Can the data below be echoed back word for word?

* Start *

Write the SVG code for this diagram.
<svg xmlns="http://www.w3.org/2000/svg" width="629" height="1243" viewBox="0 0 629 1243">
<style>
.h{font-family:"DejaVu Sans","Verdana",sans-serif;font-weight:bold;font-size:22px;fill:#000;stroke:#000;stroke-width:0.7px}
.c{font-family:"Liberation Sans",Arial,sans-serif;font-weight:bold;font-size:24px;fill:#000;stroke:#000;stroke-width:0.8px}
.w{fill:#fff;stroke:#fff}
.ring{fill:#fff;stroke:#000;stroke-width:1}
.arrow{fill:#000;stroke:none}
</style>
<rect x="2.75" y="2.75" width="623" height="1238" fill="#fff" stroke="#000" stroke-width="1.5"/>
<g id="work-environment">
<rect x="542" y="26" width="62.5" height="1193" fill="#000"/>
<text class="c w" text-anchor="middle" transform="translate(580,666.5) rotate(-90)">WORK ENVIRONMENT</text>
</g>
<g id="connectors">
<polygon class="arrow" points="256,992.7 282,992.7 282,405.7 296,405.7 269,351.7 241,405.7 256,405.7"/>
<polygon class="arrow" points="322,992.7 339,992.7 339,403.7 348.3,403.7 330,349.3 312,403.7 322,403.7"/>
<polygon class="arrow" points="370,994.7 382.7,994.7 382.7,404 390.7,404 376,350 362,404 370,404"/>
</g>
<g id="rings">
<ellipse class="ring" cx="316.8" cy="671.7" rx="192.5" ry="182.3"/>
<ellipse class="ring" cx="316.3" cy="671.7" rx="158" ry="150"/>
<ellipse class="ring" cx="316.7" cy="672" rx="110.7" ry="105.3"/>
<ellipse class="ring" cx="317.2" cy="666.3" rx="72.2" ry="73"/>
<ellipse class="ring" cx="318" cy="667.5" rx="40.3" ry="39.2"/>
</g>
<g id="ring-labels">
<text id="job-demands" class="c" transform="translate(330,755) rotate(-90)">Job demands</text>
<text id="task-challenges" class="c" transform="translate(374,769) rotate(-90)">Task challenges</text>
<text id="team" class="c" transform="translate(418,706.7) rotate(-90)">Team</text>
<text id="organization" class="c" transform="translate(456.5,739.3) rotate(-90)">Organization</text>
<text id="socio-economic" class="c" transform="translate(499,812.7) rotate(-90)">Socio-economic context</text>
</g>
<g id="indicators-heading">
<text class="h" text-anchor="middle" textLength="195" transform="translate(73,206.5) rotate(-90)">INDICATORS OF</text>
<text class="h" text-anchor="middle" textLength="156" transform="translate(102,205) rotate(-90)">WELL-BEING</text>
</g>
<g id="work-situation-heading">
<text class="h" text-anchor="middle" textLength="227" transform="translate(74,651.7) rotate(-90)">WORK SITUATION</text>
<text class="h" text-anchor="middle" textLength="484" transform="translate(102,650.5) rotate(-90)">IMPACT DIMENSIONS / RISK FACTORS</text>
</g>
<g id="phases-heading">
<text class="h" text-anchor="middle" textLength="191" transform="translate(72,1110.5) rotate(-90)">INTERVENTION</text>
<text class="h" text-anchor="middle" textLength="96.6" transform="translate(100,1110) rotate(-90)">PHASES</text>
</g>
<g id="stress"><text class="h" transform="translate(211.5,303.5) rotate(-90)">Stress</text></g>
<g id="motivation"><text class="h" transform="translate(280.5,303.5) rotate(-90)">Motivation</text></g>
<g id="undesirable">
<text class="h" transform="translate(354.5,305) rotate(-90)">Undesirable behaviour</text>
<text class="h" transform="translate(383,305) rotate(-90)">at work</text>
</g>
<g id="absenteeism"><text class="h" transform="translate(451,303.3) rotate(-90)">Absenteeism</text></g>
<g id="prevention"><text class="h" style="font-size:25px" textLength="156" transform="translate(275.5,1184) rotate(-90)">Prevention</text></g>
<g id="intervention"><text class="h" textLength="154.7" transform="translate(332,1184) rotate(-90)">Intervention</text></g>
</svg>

* End *

> [Result]:
Write the SVG code for this diagram.
<svg xmlns="http://www.w3.org/2000/svg" width="629" height="1243" viewBox="0 0 629 1243">
<style>
.h{font-family:"DejaVu Sans","Verdana",sans-serif;font-weight:bold;font-size:22px;fill:#000;stroke:#000;stroke-width:0.7px}
.c{font-family:"Liberation Sans",Arial,sans-serif;font-weight:bold;font-size:24px;fill:#000;stroke:#000;stroke-width:0.8px}
.w{fill:#fff;stroke:#fff}
.ring{fill:#fff;stroke:#000;stroke-width:1}
.arrow{fill:#000;stroke:none}
</style>
<rect x="2.75" y="2.75" width="623" height="1238" fill="#fff" stroke="#000" stroke-width="1.5"/>
<g id="work-environment">
<rect x="542" y="26" width="62.5" height="1193" fill="#000"/>
<text class="c w" text-anchor="middle" transform="translate(580,666.5) rotate(-90)">WORK ENVIRONMENT</text>
</g>
<g id="connectors">
<polygon class="arrow" points="256,992.7 282,992.7 282,405.7 296,405.7 269,351.7 241,405.7 256,405.7"/>
<polygon class="arrow" points="322,992.7 339,992.7 339,403.7 348.3,403.7 330,349.3 312,403.7 322,403.7"/>
<polygon class="arrow" points="370,994.7 382.7,994.7 382.7,404 390.7,404 376,350 362,404 370,404"/>
</g>
<g id="rings">
<ellipse class="ring" cx="316.8" cy="671.7" rx="192.5" ry="182.3"/>
<ellipse class="ring" cx="316.3" cy="671.7" rx="158" ry="150"/>
<ellipse class="ring" cx="316.7" cy="672" rx="110.7" ry="105.3"/>
<ellipse class="ring" cx="317.2" cy="666.3" rx="72.2" ry="73"/>
<ellipse class="ring" cx="318" cy="667.5" rx="40.3" ry="39.2"/>
</g>
<g id="ring-labels">
<text id="job-demands" class="c" transform="translate(330,755) rotate(-90)">Job demands</text>
<text id="task-challenges" class="c" transform="translate(374,769) rotate(-90)">Task challenges</text>
<text id="team" class="c" transform="translate(418,706.7) rotate(-90)">Team</text>
<text id="organization" class="c" transform="translate(456.5,739.3) rotate(-90)">Organization</text>
<text id="socio-economic" class="c" transform="translate(499,812.7) rotate(-90)">Socio-economic context</text>
</g>
<g id="indicators-heading">
<text class="h" text-anchor="middle" textLength="195" transform="translate(73,206.5) rotate(-90)">INDICATORS OF</text>
<text class="h" text-anchor="middle" textLength="156" transform="translate(102,205) rotate(-90)">WELL-BEING</text>
</g>
<g id="work-situation-heading">
<text class="h" text-anchor="middle" textLength="227" transform="translate(74,651.7) rotate(-90)">WORK SITUATION</text>
<text class="h" text-anchor="middle" textLength="484" transform="translate(102,650.5) rotate(-90)">IMPACT DIMENSIONS / RISK FACTORS</text>
</g>
<g id="phases-heading">
<text class="h" text-anchor="middle" textLength="191" transform="translate(72,1110.5) rotate(-90)">INTERVENTION</text>
<text class="h" text-anchor="middle" textLength="96.6" transform="translate(100,1110) rotate(-90)">PHASES</text>
</g>
<g id="stress"><text class="h" transform="translate(211.5,303.5) rotate(-90)">Stress</text></g>
<g id="motivation"><text class="h" transform="translate(280.5,303.5) rotate(-90)">Motivation</text></g>
<g id="undesirable">
<text class="h" transform="translate(354.5,305) rotate(-90)">Undesirable behaviour</text>
<text class="h" transform="translate(383,305) rotate(-90)">at work</text>
</g>
<g id="absenteeism"><text class="h" transform="translate(451,303.3) rotate(-90)">Absenteeism</text></g>
<g id="prevention"><text class="h" style="font-size:25px" textLength="156" transform="translate(275.5,1184) rotate(-90)">Prevention</text></g>
<g id="intervention"><text class="h" textLength="154.7" transform="translate(332,1184) rotate(-90)">Intervention</text></g>
</svg>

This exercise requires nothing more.